## Prompt
Transcribe the records below exactly as they appear, omitting any pictures.

(Rows from a dataset of charts and code)
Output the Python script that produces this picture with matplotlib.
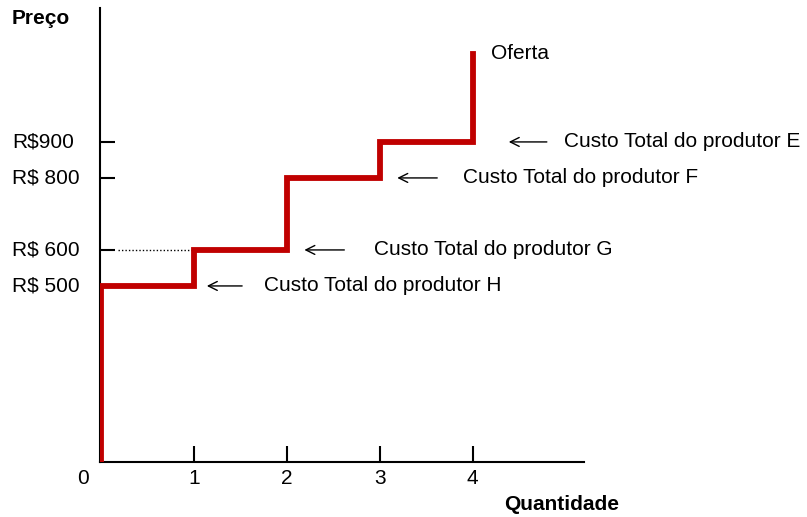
import matplotlib
matplotlib.use("Agg")
import matplotlib.pyplot as plt
import matplotlib.transforms as mtransforms

plt.rcParams['font.family'] = ['Liberation Sans', 'DejaVu Sans']

# supply curve steps (quantity, price)
quantidades = [0, 0, 1, 1, 2, 2, 3, 3, 4, 4]
precos = [0, 500, 500, 600, 600, 800, 800, 900, 900, 1145]

# price ticks shown on the left
preco_ticks = [500, 600, 800, 900]
preco_labels = ["R$ 500", "R$ 600", "R$ 800", "R$900"]
qtd_ticks = [1, 2, 3, 4]

# producer labels: arrow head x, arrow tail x, text x, price, text
produtores = [
    (1.14, 1.52, 1.75, 500, "Custo Total do produtor H"),
    (2.19, 2.62, 2.94, 600, "Custo Total do produtor G"),
    (3.19, 3.62, 3.90, 800, "Custo Total do produtor F"),
    (4.39, 4.80, 4.98, 900, "Custo Total do produtor E"),
]

fig = plt.figure(figsize=(8.07, 5.17), dpi=100)
W, H = 807, 517
ax = fig.add_axes([100 / W, 1 - 462 / H, (584 - 100) / W, (462 - 8) / H])

ax.set_xlim(-0.01, 5.2)
ax.set_ylim(11, 1272)

ax.plot(quantidades, precos, color="#C00000", lw=4.2, solid_joinstyle="miter", zorder=3)

# dotted guide at 600
ax.plot([0.18, 0.98], [600, 600], color="black", lw=1, ls=(0, (1, 1.5)))

for s in ["top", "right"]:
    ax.spines[s].set_visible(False)
for s in ["left", "bottom"]:
    ax.spines[s].set_linewidth(1.5)

ax.set_xticks(qtd_ticks)
ax.set_xticklabels([str(q) for q in qtd_ticks], fontsize=15)
ax.tick_params(axis="x", direction="in", length=11.5, width=1.5, pad=5)
ax.set_yticks(preco_ticks)
ax.set_yticklabels([])
ax.tick_params(axis="y", direction="in", length=11, width=1.5)

trans = mtransforms.blended_transform_factory(fig.transFigure, ax.transData)
for p, lab in zip(preco_ticks, preco_labels):
    ax.text(12 / W, p, lab, transform=trans, ha="left", va="center", fontsize=15)

ax.text(83 / W, 1 - 478 / H, "0", transform=fig.transFigure, ha="center", va="center", fontsize=15)

for xh, xt, xl, p, lab in produtores:
    ax.annotate("", xy=(xh, p), xytext=(xt, p),
                arrowprops=dict(arrowstyle="->", lw=1, color="black",
                                shrinkA=0, shrinkB=0, mutation_scale=16))
    ax.text(xl, p, lab, ha="left", va="center", fontsize=15)

ax.text(4.2, 1145, "Oferta", ha="left", va="center", fontsize=15)

fig.text(12 / W, 1 - 18 / H, "Preço", ha="left", va="center", fontsize=15, fontweight="bold")
fig.text(562 / W, 1 - 504 / H, "Quantidade", ha="center", va="center", fontsize=15, fontweight="bold")

fig.savefig("out.png", dpi=100)
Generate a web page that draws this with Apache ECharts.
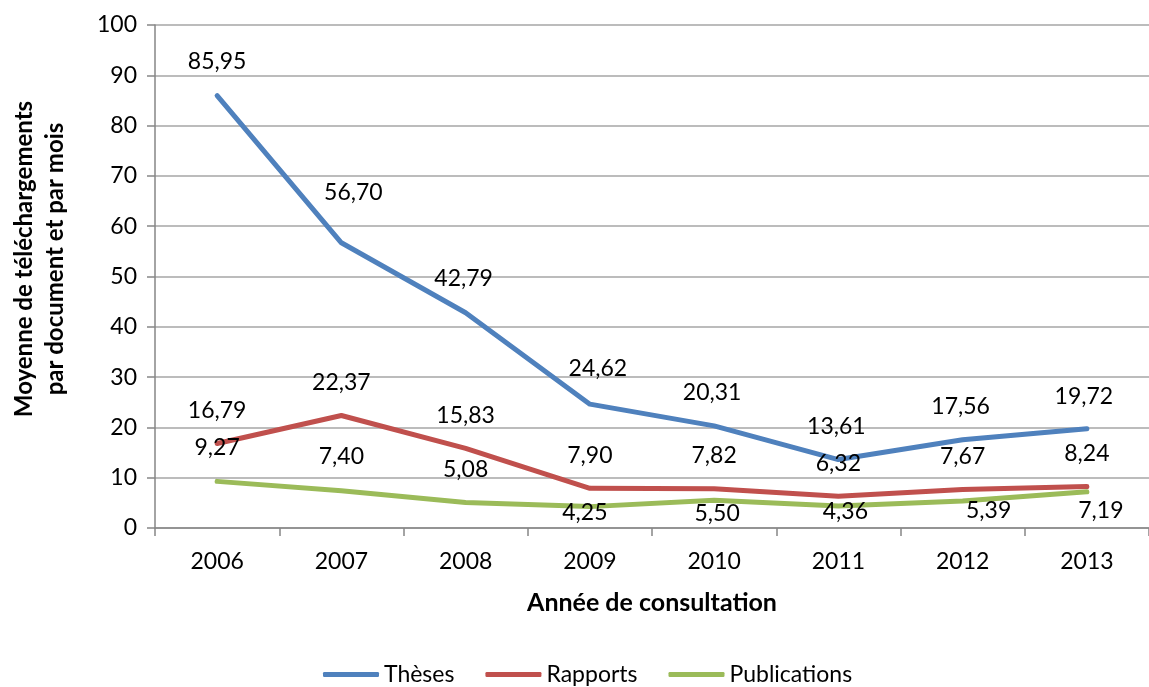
<!DOCTYPE html>
<html>
<head>
    <meta charset="utf-8" />
    <title>Moyenne de téléchargements</title>
    <script src="https://cdn.jsdelivr.net/npm/echarts@6/dist/echarts.min.js"></script>
    <style>
        html, body { margin: 0; padding: 0; background: #fff; }
        #container { width: 1149px; height: 687px; }
    </style>
</head>
<body>
    <div id="container"></div>
</body>
</html>
<script>
    // données
    var years = ['2006', '2007', '2008', '2009', '2010', '2011', '2012', '2013'];
    var theses = [85.95, 56.70, 42.79, 24.62, 20.31, 13.61, 17.56, 19.72];
    var rapports = [16.79, 22.37, 15.83, 7.90, 7.82, 6.32, 7.67, 8.24];
    var publications = [9.27, 7.40, 5.08, 4.25, 5.50, 4.36, 5.39, 7.19];

    // décalage des étiquettes (px), comme dans Excel
    var thesesOffset = [[0, -34], [12, -50], [-2, -34], [8, -36], [-2, -33], [-2, -33], [-2, -33], [-3, -32]];
    var rapportsOffset = [[0, -33], [0, -33], [0, -33], [0, -33], [0, -33], [0, -33], [0, -33], [0, -33]];
    var publicationsOffset = [[0, -34], [0, -34], [0, -33], [-5, 6], [3, 13], [7, 6], [26, 10], [14, 19]];

    var font = 'Lato, Carlito, Calibri, sans-serif';

    function withLabels(values, offsets) {
        return values.map(function (v, i) {
            return { value: v, label: { offset: offsets[i] } };
        });
    }

    function makeSeries(name, values, offsets, color) {
        return {
            name: name,
            type: 'line',
            data: withLabels(values, offsets),
            symbol: 'circle',
            symbolSize: 1,
            showSymbol: true,
            itemStyle: { color: color },
            lineStyle: { color: color, width: 5, cap: 'round', join: 'round' },
            label: {
                show: true,
                position: 'inside',
                align: 'center',
                verticalAlign: 'middle',
                color: '#000',
                fontFamily: font,
                fontSize: 23,
                formatter: function (p) { return p.value.toFixed(2).replace('.', ','); }
            },
            emphasis: { disabled: true },
            animation: false
        };
    }

    var myChart = echarts.init(document.getElementById('container'), null, { renderer: 'canvas' });

    var axisColor = '#868686';

    var option = {
        backgroundColor: '#fff',
        textStyle: { fontFamily: font },
        grid: { left: 155, top: 25, width: 1010, height: 503 },
        legend: {
            left: 318,
            top: 658,
            icon: 'roundRect',
            itemWidth: 56,
            itemHeight: 5,
            itemGap: 31,
            textStyle: { fontFamily: font, fontSize: 23, color: '#000' },
            data: ['Thèses', 'Rapports', 'Publications']
        },
        xAxis: {
            type: 'category',
            data: years,
            boundaryGap: true,
            name: 'Année de consultation',
            nameLocation: 'middle',
            nameGap: 62,
            nameTextStyle: { fontFamily: font, fontSize: 25, fontWeight: 'bold', color: '#000' },
            axisLine: { lineStyle: { color: axisColor, width: 1.5 } },
            axisTick: { show: true, length: 8, lineStyle: { color: axisColor, width: 1.5 } },
            axisLabel: { color: '#000', fontFamily: font, fontSize: 23, margin: 22 }
        },
        yAxis: {
            type: 'value',
            min: 0,
            max: 100,
            interval: 10,
            axisLine: { show: true, lineStyle: { color: axisColor, width: 1.5 } },
            axisTick: { show: true, length: 8, lineStyle: { color: axisColor, width: 1.5 } },
            axisLabel: { color: '#000', fontFamily: font, fontSize: 23, margin: 18 },
            splitLine: { lineStyle: { color: '#a6a6a6', width: 1.5 } }
        },
        graphic: [{
            type: 'text',
            x: 40,
            y: 259,
            rotation: Math.PI / 2,
            style: {
                text: 'Moyenne de téléchargements\npar document et par mois',
                fontFamily: font,
                fontSize: 24,
                fontWeight: 'bold',
                lineHeight: 31,
                fill: '#000',
                textAlign: 'center',
                textVerticalAlign: 'middle'
            }
        }],
        series: [
            makeSeries('Thèses', theses, thesesOffset, '#4f81bd'),
            makeSeries('Rapports', rapports, rapportsOffset, '#c0504d'),
            makeSeries('Publications', publications, publicationsOffset, '#9bbb59')
        ]
    };

    myChart.setOption(option);
</script>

## Result for this exercise
Output the Python script that produces this picture with matplotlib.
import matplotlib
matplotlib.use("Agg")
import matplotlib.pyplot as plt
import matplotlib.transforms as mtransforms

plt.rcParams['font.family'] = ['Liberation Sans', 'DejaVu Sans']

# supply curve steps (quantity, price)
quantidades = [0, 0, 1, 1, 2, 2, 3, 3, 4, 4]
precos = [0, 500, 500, 600, 600, 800, 800, 900, 900, 1145]

# price ticks shown on the left
preco_ticks = [500, 600, 800, 900]
preco_labels = ["R$ 500", "R$ 600", "R$ 800", "R$900"]
qtd_ticks = [1, 2, 3, 4]

# producer labels: arrow head x, arrow tail x, text x, price, text
produtores = [
    (1.14, 1.52, 1.75, 500, "Custo Total do produtor H"),
    (2.19, 2.62, 2.94, 600, "Custo Total do produtor G"),
    (3.19, 3.62, 3.90, 800, "Custo Total do produtor F"),
    (4.39, 4.80, 4.98, 900, "Custo Total do produtor E"),
]

fig = plt.figure(figsize=(8.07, 5.17), dpi=100)
W, H = 807, 517
ax = fig.add_axes([100 / W, 1 - 462 / H, (584 - 100) / W, (462 - 8) / H])

ax.set_xlim(-0.01, 5.2)
ax.set_ylim(11, 1272)

ax.plot(quantidades, precos, color="#C00000", lw=4.2, solid_joinstyle="miter", zorder=3)

# dotted guide at 600
ax.plot([0.18, 0.98], [600, 600], color="black", lw=1, ls=(0, (1, 1.5)))

for s in ["top", "right"]:
    ax.spines[s].set_visible(False)
for s in ["left", "bottom"]:
    ax.spines[s].set_linewidth(1.5)

ax.set_xticks(qtd_ticks)
ax.set_xticklabels([str(q) for q in qtd_ticks], fontsize=15)
ax.tick_params(axis="x", direction="in", length=11.5, width=1.5, pad=5)
ax.set_yticks(preco_ticks)
ax.set_yticklabels([])
ax.tick_params(axis="y", direction="in", length=11, width=1.5)

trans = mtransforms.blended_transform_factory(fig.transFigure, ax.transData)
for p, lab in zip(preco_ticks, preco_labels):
    ax.text(12 / W, p, lab, transform=trans, ha="left", va="center", fontsize=15)

ax.text(83 / W, 1 - 478 / H, "0", transform=fig.transFigure, ha="center", va="center", fontsize=15)

for xh, xt, xl, p, lab in produtores:
    ax.annotate("", xy=(xh, p), xytext=(xt, p),
                arrowprops=dict(arrowstyle="->", lw=1, color="black",
                                shrinkA=0, shrinkB=0, mutation_scale=16))
    ax.text(xl, p, lab, ha="left", va="center", fontsize=15)

ax.text(4.2, 1145, "Oferta", ha="left", va="center", fontsize=15)

fig.text(12 / W, 1 - 18 / H, "Preço", ha="left", va="center", fontsize=15, fontweight="bold")
fig.text(562 / W, 1 - 504 / H, "Quantidade", ha="center", va="center", fontsize=15, fontweight="bold")

fig.savefig("out.png", dpi=100)
Generate a web page that draws this with Apache ECharts.
<!DOCTYPE html>
<html>
<head>
    <meta charset="utf-8" />
    <title>Moyenne de téléchargements</title>
    <script src="https://cdn.jsdelivr.net/npm/echarts@6/dist/echarts.min.js"></script>
    <style>
        html, body { margin: 0; padding: 0; background: #fff; }
        #container { width: 1149px; height: 687px; }
    </style>
</head>
<body>
    <div id="container"></div>
</body>
</html>
<script>
    // données
    var years = ['2006', '2007', '2008', '2009', '2010', '2011', '2012', '2013'];
    var theses = [85.95, 56.70, 42.79, 24.62, 20.31, 13.61, 17.56, 19.72];
    var rapports = [16.79, 22.37, 15.83, 7.90, 7.82, 6.32, 7.67, 8.24];
    var publications = [9.27, 7.40, 5.08, 4.25, 5.50, 4.36, 5.39, 7.19];

    // décalage des étiquettes (px), comme dans Excel
    var thesesOffset = [[0, -34], [12, -50], [-2, -34], [8, -36], [-2, -33], [-2, -33], [-2, -33], [-3, -32]];
    var rapportsOffset = [[0, -33], [0, -33], [0, -33], [0, -33], [0, -33], [0, -33], [0, -33], [0, -33]];
    var publicationsOffset = [[0, -34], [0, -34], [0, -33], [-5, 6], [3, 13], [7, 6], [26, 10], [14, 19]];

    var font = 'Lato, Carlito, Calibri, sans-serif';

    function withLabels(values, offsets) {
        return values.map(function (v, i) {
            return { value: v, label: { offset: offsets[i] } };
        });
    }

    function makeSeries(name, values, offsets, color) {
        return {
            name: name,
            type: 'line',
            data: withLabels(values, offsets),
            symbol: 'circle',
            symbolSize: 1,
            showSymbol: true,
            itemStyle: { color: color },
            lineStyle: { color: color, width: 5, cap: 'round', join: 'round' },
            label: {
                show: true,
                position: 'inside',
                align: 'center',
                verticalAlign: 'middle',
                color: '#000',
                fontFamily: font,
                fontSize: 23,
                formatter: function (p) { return p.value.toFixed(2).replace('.', ','); }
            },
            emphasis: { disabled: true },
            animation: false
        };
    }

    var myChart = echarts.init(document.getElementById('container'), null, { renderer: 'canvas' });

    var axisColor = '#868686';

    var option = {
        backgroundColor: '#fff',
        textStyle: { fontFamily: font },
        grid: { left: 155, top: 25, width: 1010, height: 503 },
        legend: {
            left: 318,
            top: 658,
            icon: 'roundRect',
            itemWidth: 56,
            itemHeight: 5,
            itemGap: 31,
            textStyle: { fontFamily: font, fontSize: 23, color: '#000' },
            data: ['Thèses', 'Rapports', 'Publications']
        },
        xAxis: {
            type: 'category',
            data: years,
            boundaryGap: true,
            name: 'Année de consultation',
            nameLocation: 'middle',
            nameGap: 62,
            nameTextStyle: { fontFamily: font, fontSize: 25, fontWeight: 'bold', color: '#000' },
            axisLine: { lineStyle: { color: axisColor, width: 1.5 } },
            axisTick: { show: true, length: 8, lineStyle: { color: axisColor, width: 1.5 } },
            axisLabel: { color: '#000', fontFamily: font, fontSize: 23, margin: 22 }
        },
        yAxis: {
            type: 'value',
            min: 0,
            max: 100,
            interval: 10,
            axisLine: { show: true, lineStyle: { color: axisColor, width: 1.5 } },
            axisTick: { show: true, length: 8, lineStyle: { color: axisColor, width: 1.5 } },
            axisLabel: { color: '#000', fontFamily: font, fontSize: 23, margin: 18 },
            splitLine: { lineStyle: { color: '#a6a6a6', width: 1.5 } }
        },
        graphic: [{
            type: 'text',
            x: 40,
            y: 259,
            rotation: Math.PI / 2,
            style: {
                text: 'Moyenne de téléchargements\npar document et par mois',
                fontFamily: font,
                fontSize: 24,
                fontWeight: 'bold',
                lineHeight: 31,
                fill: '#000',
                textAlign: 'center',
                textVerticalAlign: 'middle'
            }
        }],
        series: [
            makeSeries('Thèses', theses, thesesOffset, '#4f81bd'),
            makeSeries('Rapports', rapports, rapportsOffset, '#c0504d'),
            makeSeries('Publications', publications, publicationsOffset, '#9bbb59')
        ]
    };

    myChart.setOption(option);
</script>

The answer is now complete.